**Brief:** Will you repeat only the lines from the one with "Write the TikZ code for this diagram." through the one with "(13,5) rectangle (669,957);", both included, leaving every picture out?

**Source material:**

= = =

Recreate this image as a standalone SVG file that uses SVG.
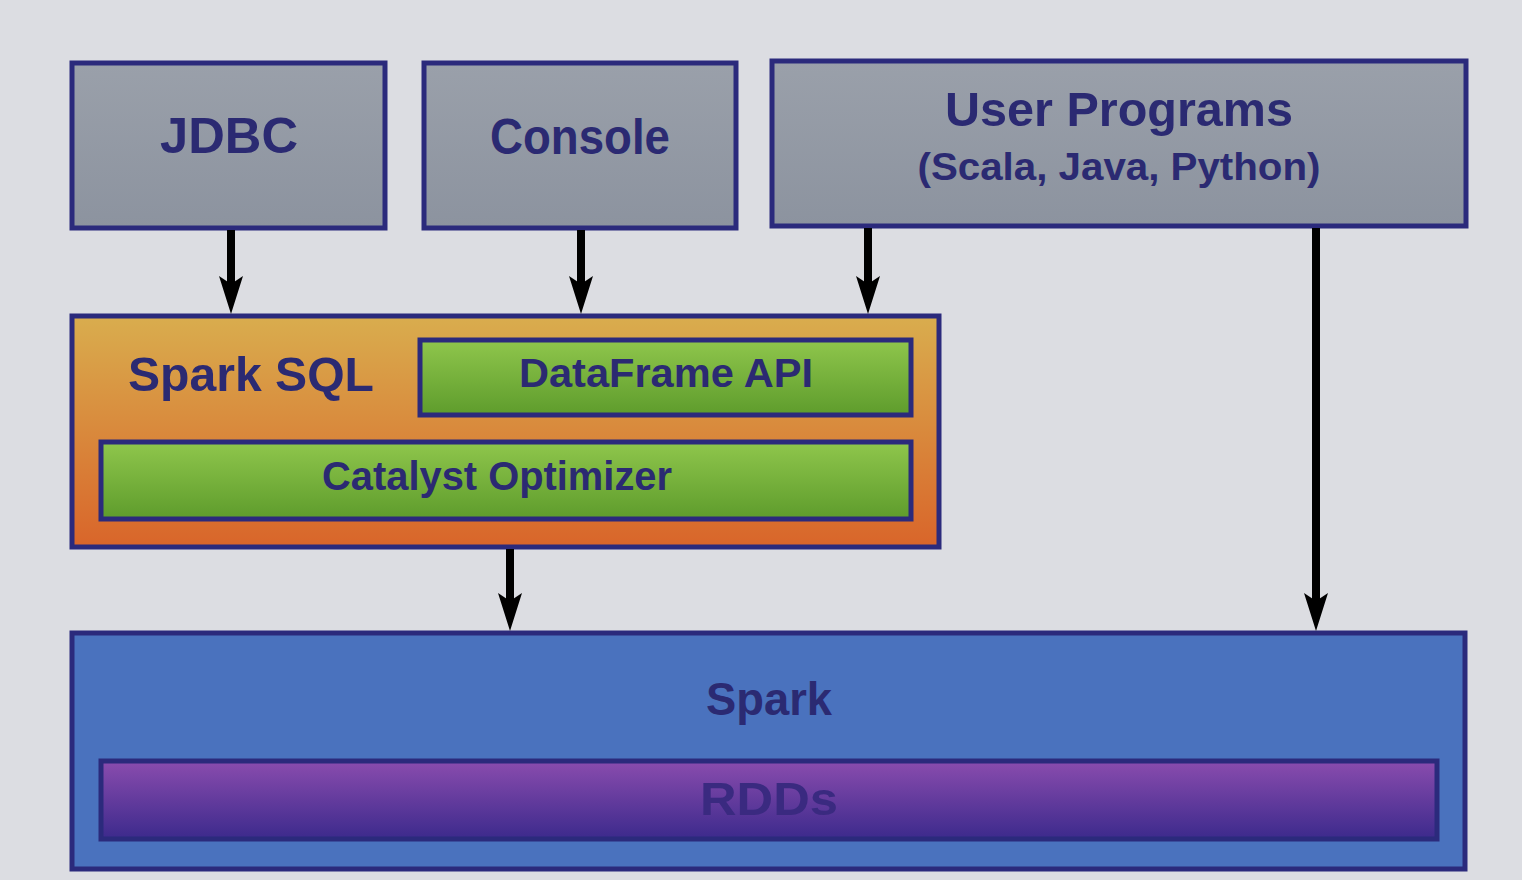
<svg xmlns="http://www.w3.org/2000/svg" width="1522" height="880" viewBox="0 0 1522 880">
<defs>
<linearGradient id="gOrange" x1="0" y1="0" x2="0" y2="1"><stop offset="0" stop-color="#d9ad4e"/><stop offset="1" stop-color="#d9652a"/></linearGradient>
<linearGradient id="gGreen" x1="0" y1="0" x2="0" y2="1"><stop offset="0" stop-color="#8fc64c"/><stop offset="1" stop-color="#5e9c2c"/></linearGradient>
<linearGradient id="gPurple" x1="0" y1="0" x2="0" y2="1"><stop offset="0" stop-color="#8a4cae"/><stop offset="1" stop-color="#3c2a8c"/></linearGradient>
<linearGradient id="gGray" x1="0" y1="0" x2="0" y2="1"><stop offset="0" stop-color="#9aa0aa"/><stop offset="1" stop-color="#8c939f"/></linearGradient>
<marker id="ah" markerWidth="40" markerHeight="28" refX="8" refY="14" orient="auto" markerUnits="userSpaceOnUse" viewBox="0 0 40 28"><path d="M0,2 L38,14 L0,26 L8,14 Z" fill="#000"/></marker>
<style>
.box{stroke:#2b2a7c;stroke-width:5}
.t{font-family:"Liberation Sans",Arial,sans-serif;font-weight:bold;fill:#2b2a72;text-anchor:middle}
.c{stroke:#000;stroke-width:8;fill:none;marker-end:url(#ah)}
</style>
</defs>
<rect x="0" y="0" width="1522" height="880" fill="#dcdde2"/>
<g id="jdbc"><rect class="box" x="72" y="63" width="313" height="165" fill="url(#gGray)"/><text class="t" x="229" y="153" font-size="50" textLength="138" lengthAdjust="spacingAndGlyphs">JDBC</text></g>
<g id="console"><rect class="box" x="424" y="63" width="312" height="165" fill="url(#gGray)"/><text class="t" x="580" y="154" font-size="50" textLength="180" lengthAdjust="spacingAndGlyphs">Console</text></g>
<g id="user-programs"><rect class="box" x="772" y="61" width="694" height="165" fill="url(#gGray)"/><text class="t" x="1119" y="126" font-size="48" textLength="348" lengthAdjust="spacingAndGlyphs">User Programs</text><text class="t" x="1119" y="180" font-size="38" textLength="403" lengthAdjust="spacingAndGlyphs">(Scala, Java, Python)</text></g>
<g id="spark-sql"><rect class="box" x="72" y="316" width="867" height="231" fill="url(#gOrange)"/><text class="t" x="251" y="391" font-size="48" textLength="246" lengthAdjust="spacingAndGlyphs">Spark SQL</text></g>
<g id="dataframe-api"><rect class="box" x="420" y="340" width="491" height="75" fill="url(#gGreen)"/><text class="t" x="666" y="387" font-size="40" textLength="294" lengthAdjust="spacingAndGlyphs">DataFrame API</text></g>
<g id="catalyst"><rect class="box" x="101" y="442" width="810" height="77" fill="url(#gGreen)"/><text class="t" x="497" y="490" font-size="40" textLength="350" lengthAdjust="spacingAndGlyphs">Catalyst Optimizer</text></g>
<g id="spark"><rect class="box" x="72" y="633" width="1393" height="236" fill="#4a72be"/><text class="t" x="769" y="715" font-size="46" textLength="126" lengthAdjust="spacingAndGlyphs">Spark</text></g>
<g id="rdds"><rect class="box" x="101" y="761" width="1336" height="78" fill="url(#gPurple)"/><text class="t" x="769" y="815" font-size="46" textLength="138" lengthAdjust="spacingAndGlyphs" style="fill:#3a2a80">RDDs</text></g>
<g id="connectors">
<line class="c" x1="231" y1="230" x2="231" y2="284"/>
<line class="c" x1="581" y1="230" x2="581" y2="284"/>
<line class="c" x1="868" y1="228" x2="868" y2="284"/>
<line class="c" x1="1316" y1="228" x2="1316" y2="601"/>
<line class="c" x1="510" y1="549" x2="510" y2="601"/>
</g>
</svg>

= = =

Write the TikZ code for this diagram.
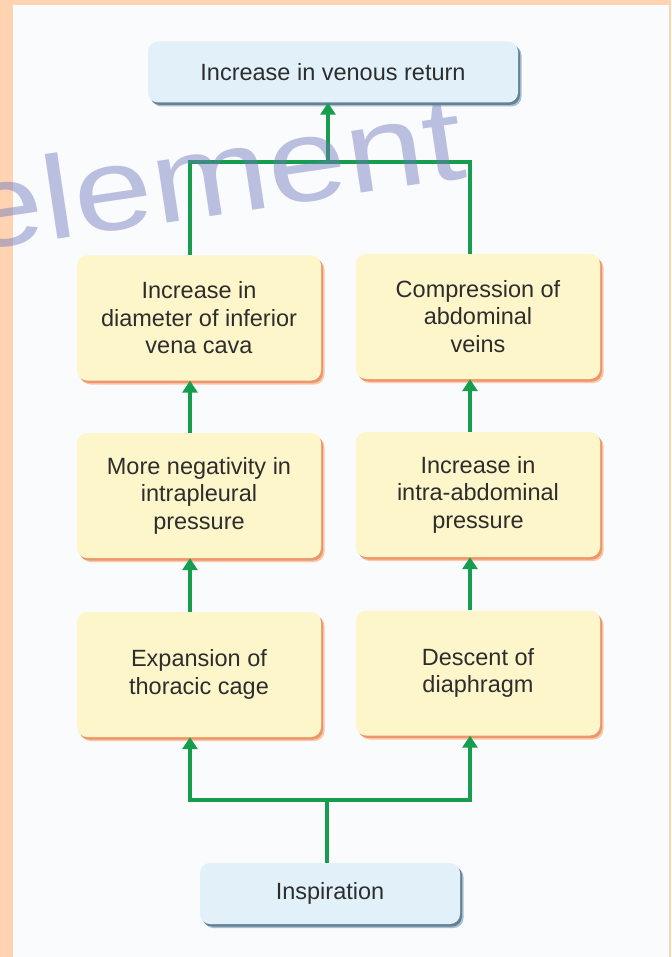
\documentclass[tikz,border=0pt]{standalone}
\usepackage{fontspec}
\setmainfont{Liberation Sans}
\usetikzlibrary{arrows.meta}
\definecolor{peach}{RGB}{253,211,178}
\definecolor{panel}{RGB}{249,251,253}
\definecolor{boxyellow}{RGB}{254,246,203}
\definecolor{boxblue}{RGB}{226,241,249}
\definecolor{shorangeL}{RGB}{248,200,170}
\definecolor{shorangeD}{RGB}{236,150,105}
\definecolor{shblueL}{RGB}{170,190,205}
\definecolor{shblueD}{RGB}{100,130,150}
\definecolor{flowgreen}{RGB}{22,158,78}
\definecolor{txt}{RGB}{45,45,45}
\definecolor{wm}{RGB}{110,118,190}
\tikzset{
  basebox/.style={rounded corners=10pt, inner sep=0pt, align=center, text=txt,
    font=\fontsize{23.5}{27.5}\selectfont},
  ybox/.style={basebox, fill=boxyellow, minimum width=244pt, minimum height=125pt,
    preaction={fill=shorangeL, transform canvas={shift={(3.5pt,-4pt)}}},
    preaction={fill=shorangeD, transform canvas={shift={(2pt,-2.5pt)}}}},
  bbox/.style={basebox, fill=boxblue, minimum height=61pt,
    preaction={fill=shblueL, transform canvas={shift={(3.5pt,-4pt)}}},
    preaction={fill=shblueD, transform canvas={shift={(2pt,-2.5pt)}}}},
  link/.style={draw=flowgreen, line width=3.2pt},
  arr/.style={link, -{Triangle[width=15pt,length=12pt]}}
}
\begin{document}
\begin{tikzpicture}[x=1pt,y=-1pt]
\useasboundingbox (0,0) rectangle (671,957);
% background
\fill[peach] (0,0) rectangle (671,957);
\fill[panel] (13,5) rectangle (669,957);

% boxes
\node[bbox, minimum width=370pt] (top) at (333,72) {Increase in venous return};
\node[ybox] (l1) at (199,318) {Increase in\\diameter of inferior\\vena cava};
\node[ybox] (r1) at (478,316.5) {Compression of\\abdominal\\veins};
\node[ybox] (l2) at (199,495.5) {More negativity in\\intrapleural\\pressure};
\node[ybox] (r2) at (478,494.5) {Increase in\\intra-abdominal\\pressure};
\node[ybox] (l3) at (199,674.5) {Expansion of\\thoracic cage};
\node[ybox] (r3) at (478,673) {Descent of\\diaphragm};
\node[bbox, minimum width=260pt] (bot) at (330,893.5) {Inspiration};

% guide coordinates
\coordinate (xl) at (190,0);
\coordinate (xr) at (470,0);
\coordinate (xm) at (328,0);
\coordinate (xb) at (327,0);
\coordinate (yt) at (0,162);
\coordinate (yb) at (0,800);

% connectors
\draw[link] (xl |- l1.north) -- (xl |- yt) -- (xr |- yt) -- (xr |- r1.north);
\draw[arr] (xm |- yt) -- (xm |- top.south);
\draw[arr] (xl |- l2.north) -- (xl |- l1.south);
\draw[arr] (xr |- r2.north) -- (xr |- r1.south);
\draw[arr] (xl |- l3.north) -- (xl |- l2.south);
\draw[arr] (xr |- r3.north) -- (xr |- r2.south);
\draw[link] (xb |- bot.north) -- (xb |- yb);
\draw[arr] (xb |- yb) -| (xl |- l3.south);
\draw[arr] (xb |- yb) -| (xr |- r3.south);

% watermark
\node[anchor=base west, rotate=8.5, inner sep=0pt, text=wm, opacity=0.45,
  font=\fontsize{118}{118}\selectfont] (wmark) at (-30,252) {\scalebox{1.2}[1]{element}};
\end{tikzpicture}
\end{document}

= = =

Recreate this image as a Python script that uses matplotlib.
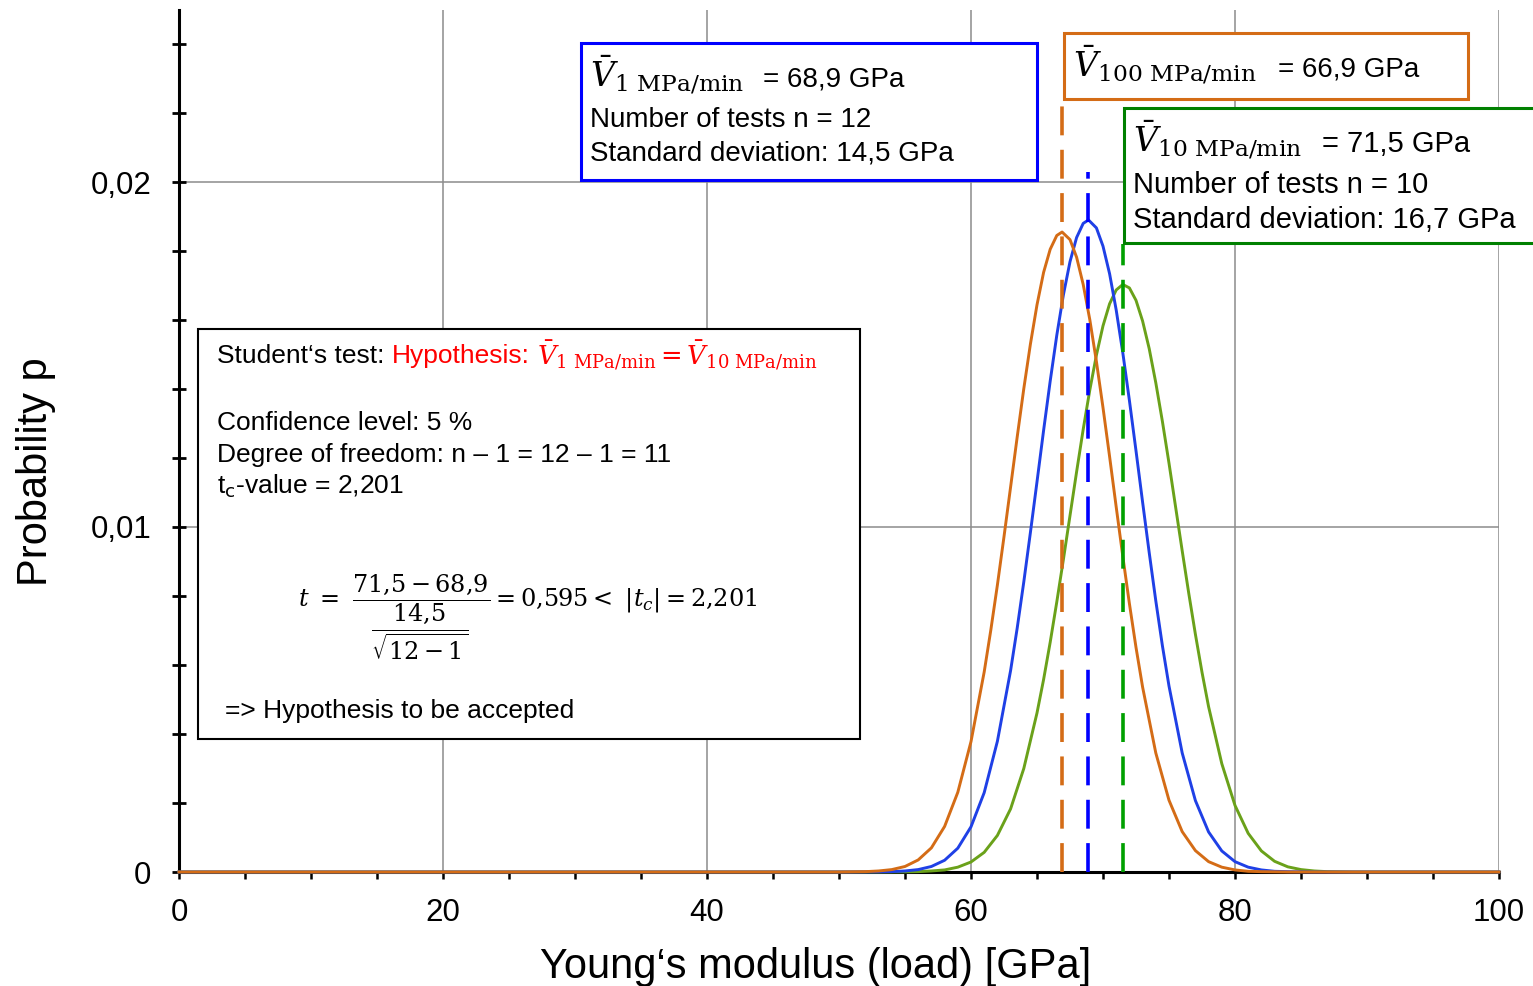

= = =

**Response for this exercise:**
Write the TikZ code for this diagram.
\documentclass[tikz,border=0pt]{standalone}
\usepackage{fontspec}
\setmainfont{Liberation Sans}
\usetikzlibrary{arrows.meta}
\definecolor{peach}{RGB}{253,211,178}
\definecolor{panel}{RGB}{249,251,253}
\definecolor{boxyellow}{RGB}{254,246,203}
\definecolor{boxblue}{RGB}{226,241,249}
\definecolor{shorangeL}{RGB}{248,200,170}
\definecolor{shorangeD}{RGB}{236,150,105}
\definecolor{shblueL}{RGB}{170,190,205}
\definecolor{shblueD}{RGB}{100,130,150}
\definecolor{flowgreen}{RGB}{22,158,78}
\definecolor{txt}{RGB}{45,45,45}
\definecolor{wm}{RGB}{110,118,190}
\tikzset{
  basebox/.style={rounded corners=10pt, inner sep=0pt, align=center, text=txt,
    font=\fontsize{23.5}{27.5}\selectfont},
  ybox/.style={basebox, fill=boxyellow, minimum width=244pt, minimum height=125pt,
    preaction={fill=shorangeL, transform canvas={shift={(3.5pt,-4pt)}}},
    preaction={fill=shorangeD, transform canvas={shift={(2pt,-2.5pt)}}}},
  bbox/.style={basebox, fill=boxblue, minimum height=61pt,
    preaction={fill=shblueL, transform canvas={shift={(3.5pt,-4pt)}}},
    preaction={fill=shblueD, transform canvas={shift={(2pt,-2.5pt)}}}},
  link/.style={draw=flowgreen, line width=3.2pt},
  arr/.style={link, -{Triangle[width=15pt,length=12pt]}}
}
\begin{document}
\begin{tikzpicture}[x=1pt,y=-1pt]
\useasboundingbox (0,0) rectangle (671,957);
% background
\fill[peach] (0,0) rectangle (671,957);
\fill[panel] (13,5) rectangle (669,957);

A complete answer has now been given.